Supplied information —
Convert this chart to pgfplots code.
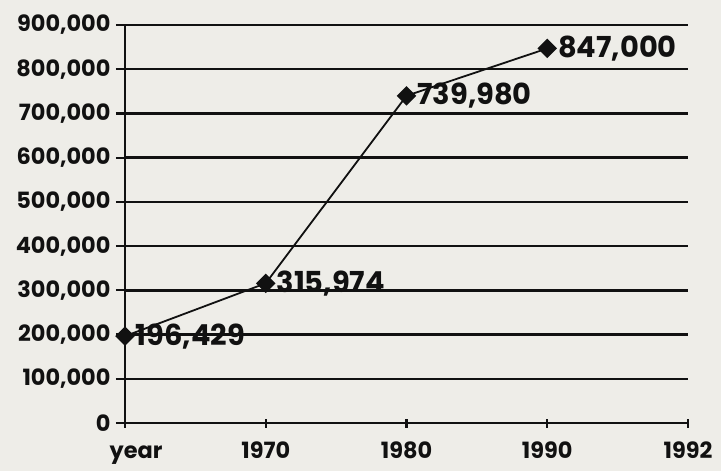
\documentclass[border=0pt]{standalone}
\usepackage{fontspec}
\setmainfont{Poppins}
\usepackage{pgfplots}
\usepackage{pgfplotstable}
\pgfplotsset{compat=1.18}
\definecolor{paper}{HTML}{EEEDE8}
\definecolor{ink}{HTML}{111111}
\pgfplotstableread{
x y label
0 196429 196,429
1 315974 315,974
2 739980 739,980
3 847000 847,000
}\pop
\begin{document}
\begin{tikzpicture}
\fill[paper] (-125bp,-48bp) rectangle (596bp,423bp);
\begin{axis}[
 at={(0,0)}, anchor=south west,
 scale only axis, width=563bp, height=398bp,
 xmin=0, xmax=4, ymin=0, ymax=900000,
 clip=false,
 axis x line=bottom, axis y line=left,
 axis line style={-, ink, line width=2.6bp},
 xtick={0,1,2,3,4}, xticklabels={\hspace*{22bp}year,1970,1980,1990,1992},
 ytick={0,100000,200000,300000,400000,500000,600000,700000,800000,900000},
 ymajorgrids, grid style={ink, line width=2.4bp},
 major tick length=9bp,
 xtick align=center, ytick align=outside,
 tick style={ink, line width=2.2bp},
 scaled y ticks=false,
 ticklabel style={font=\fontsize{22.5}{22.5}\selectfont\bfseries, text=ink},
 yticklabel style={xshift=-2bp, /pgf/number format/.cd, fixed, 1000 sep={,}, assume math mode=true},
 xticklabel style={anchor=north, text height=16bp, text depth=5bp, yshift=-11bp},
]
\addplot[ink, line width=1.8bp, mark=square*, mark size=6bp,
  mark options={rotate=45, solid, fill=ink},
  nodes near coords, point meta=explicit symbolic,
  every node near coord/.style={anchor=west, xshift=10bp, yshift=0bp, inner sep=0pt,
     font=\fontsize{29}{29}\selectfont\bfseries, text=ink}]
 table[x=x, y=y, meta=label] {\pop};
\end{axis}
\path[use as bounding box] (-125bp,-48bp) rectangle (596bp,423bp);
\end{tikzpicture}
\end{document}
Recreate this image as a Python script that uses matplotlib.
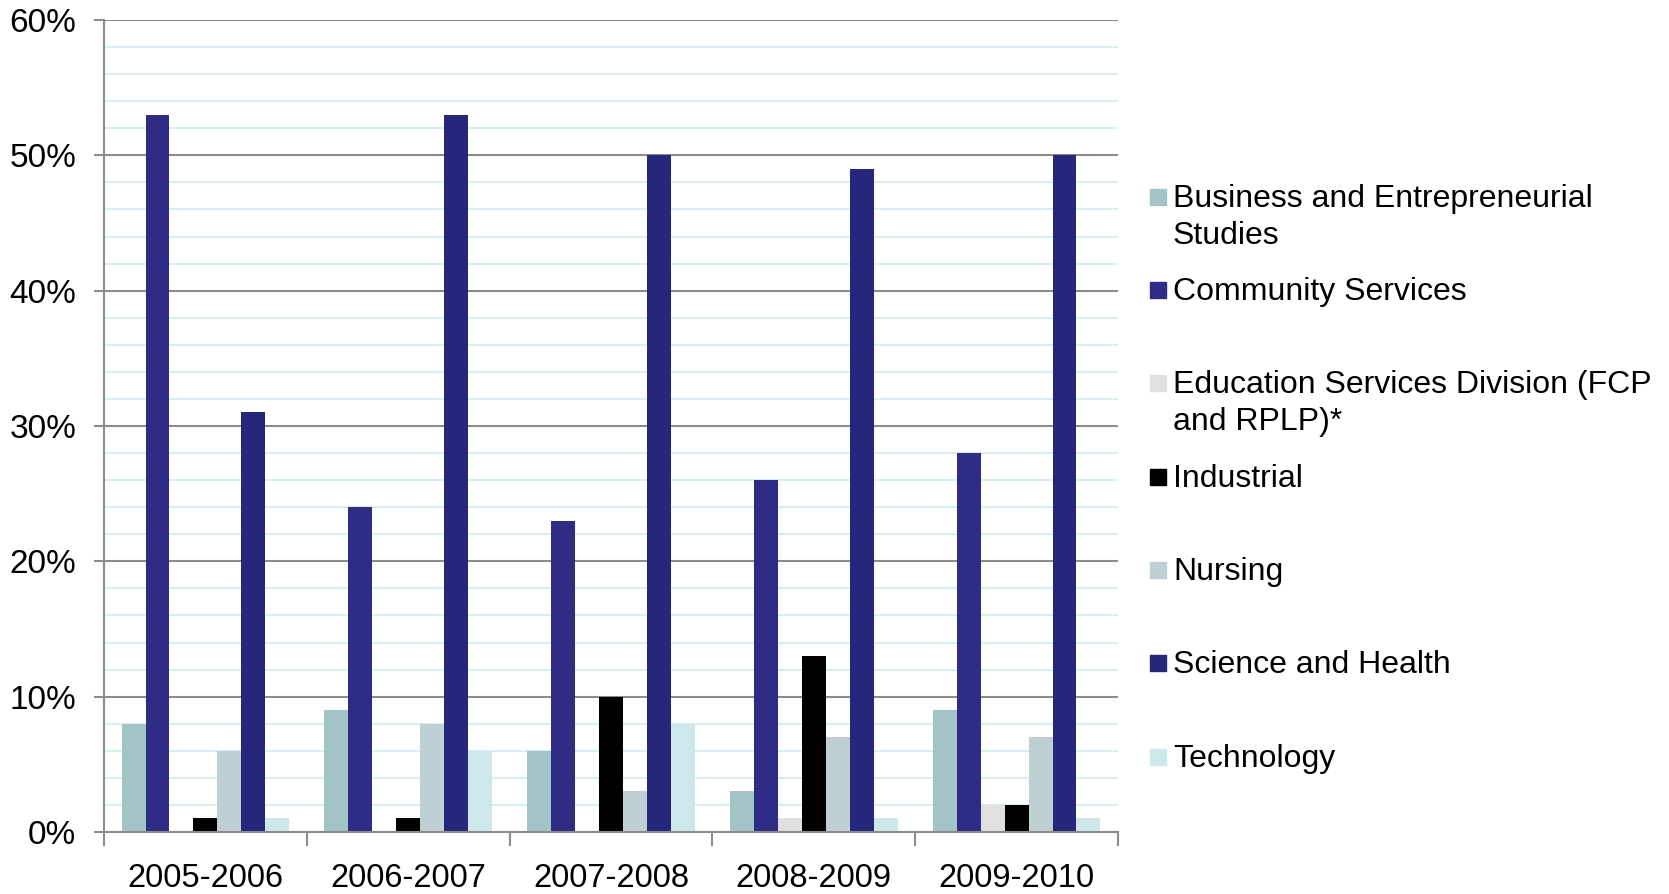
import matplotlib.pyplot as plt
import numpy as np
from matplotlib.patches import Rectangle

plt.rcParams['font.family'] = ['Liberation Sans', 'DejaVu Sans']

years = ['2005-2006', '2006-2007', '2007-2008', '2008-2009', '2009-2010']
series = ['Business and Entrepreneurial\nStudies', 'Community Services',
          'Education Services Division (FCP\nand RPLP)*', 'Industrial', 'Nursing',
          'Science and Health', 'Technology']
business = [8, 9, 6, 3, 9]
community = [53, 24, 23, 26, 28]
education = [0, 0, 0, 1, 2]
industrial = [1, 1, 10, 13, 2]
nursing = [6, 8, 3, 7, 7]
science = [31, 53, 50, 49, 50]
technology = [1, 6, 8, 1, 1]
colors = ['#a3c4c6', '#2e2c85', '#e0e0e0', '#000000', '#bfd0d4', '#26267a', '#cde8eb']

values = [business, community, education, industrial, nursing, science, technology]

fig = plt.figure(figsize=(16.69, 8.94), dpi=100)
ax = fig.add_axes([0.0623, 0.0694, 0.6076, 0.9082])

x = np.arange(len(years))
w = 0.118
for i, (vals, c) in enumerate(zip(values, colors)):
    ax.bar(x + (i - 3) * w, vals, w, color=c, zorder=3)

ax.set_xlim(-0.5, len(years) - 0.5)
ax.set_ylim(0, 60)
ax.set_yticks(range(0, 61, 10))
ax.set_yticklabels([f'{v}%' for v in range(0, 61, 10)], fontsize=24)
ax.set_yticks(range(0, 61, 2), minor=True)
ax.grid(axis='y', which='minor', color='#d8eff2', linewidth=1.5, zorder=0)
ax.grid(axis='y', which='major', color='#8c8c8c', linewidth=1.5, zorder=1)
ax.tick_params(axis='y', which='major', length=7, width=1.5, color='#8c8c8c', pad=13)
ax.tick_params(axis='y', which='minor', length=0)

ax.set_xticks(x)
ax.set_xticklabels(years, fontsize=23.5)
ax.set_xticks(np.arange(-0.5, len(years), 1), minor=True)
ax.tick_params(axis='x', which='major', length=0, pad=22)
ax.tick_params(axis='x', which='minor', length=10, width=1.5, color='#8c8c8c')

for s in ['top', 'right']:
    ax.spines[s].set_visible(False)
for s in ['left', 'bottom']:
    ax.spines[s].set_color('#8c8c8c')
    ax.spines[s].set_linewidth(1.5)
    ax.spines[s].set_zorder(4)

# legend
W, H = 1669, 894
ys = [197, 290, 383, 477, 570, 663, 757]
for lab, c, y in zip(series, colors, ys):
    fig.add_artist(Rectangle((1150 / W, 1 - (y + 8) / H), 16 / W, 16 / H,
                             color=c, transform=fig.transFigure))
    fig.text(1173 / W, 1 - (y - 13) / H, lab, fontsize=23, va='top',
             ha='left', linespacing=1.3)

fig.savefig('out.png', dpi=100)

Problem details — Your first line is the one with "Recreate this image", and your last is the one with "ax.tick_params(axis='y', which='minor', length=0)". Copy those and every line between them exactly, without any pictures.

The answer —
Recreate this image as a Python script that uses matplotlib.
import matplotlib.pyplot as plt
import numpy as np
from matplotlib.patches import Rectangle

plt.rcParams['font.family'] = ['Liberation Sans', 'DejaVu Sans']

years = ['2005-2006', '2006-2007', '2007-2008', '2008-2009', '2009-2010']
series = ['Business and Entrepreneurial\nStudies', 'Community Services',
          'Education Services Division (FCP\nand RPLP)*', 'Industrial', 'Nursing',
          'Science and Health', 'Technology']
business = [8, 9, 6, 3, 9]
community = [53, 24, 23, 26, 28]
education = [0, 0, 0, 1, 2]
industrial = [1, 1, 10, 13, 2]
nursing = [6, 8, 3, 7, 7]
science = [31, 53, 50, 49, 50]
technology = [1, 6, 8, 1, 1]
colors = ['#a3c4c6', '#2e2c85', '#e0e0e0', '#000000', '#bfd0d4', '#26267a', '#cde8eb']

values = [business, community, education, industrial, nursing, science, technology]

fig = plt.figure(figsize=(16.69, 8.94), dpi=100)
ax = fig.add_axes([0.0623, 0.0694, 0.6076, 0.9082])

x = np.arange(len(years))
w = 0.118
for i, (vals, c) in enumerate(zip(values, colors)):
    ax.bar(x + (i - 3) * w, vals, w, color=c, zorder=3)

ax.set_xlim(-0.5, len(years) - 0.5)
ax.set_ylim(0, 60)
ax.set_yticks(range(0, 61, 10))
ax.set_yticklabels([f'{v}%' for v in range(0, 61, 10)], fontsize=24)
ax.set_yticks(range(0, 61, 2), minor=True)
ax.grid(axis='y', which='minor', color='#d8eff2', linewidth=1.5, zorder=0)
ax.grid(axis='y', which='major', color='#8c8c8c', linewidth=1.5, zorder=1)
ax.tick_params(axis='y', which='major', length=7, width=1.5, color='#8c8c8c', pad=13)
ax.tick_params(axis='y', which='minor', length=0)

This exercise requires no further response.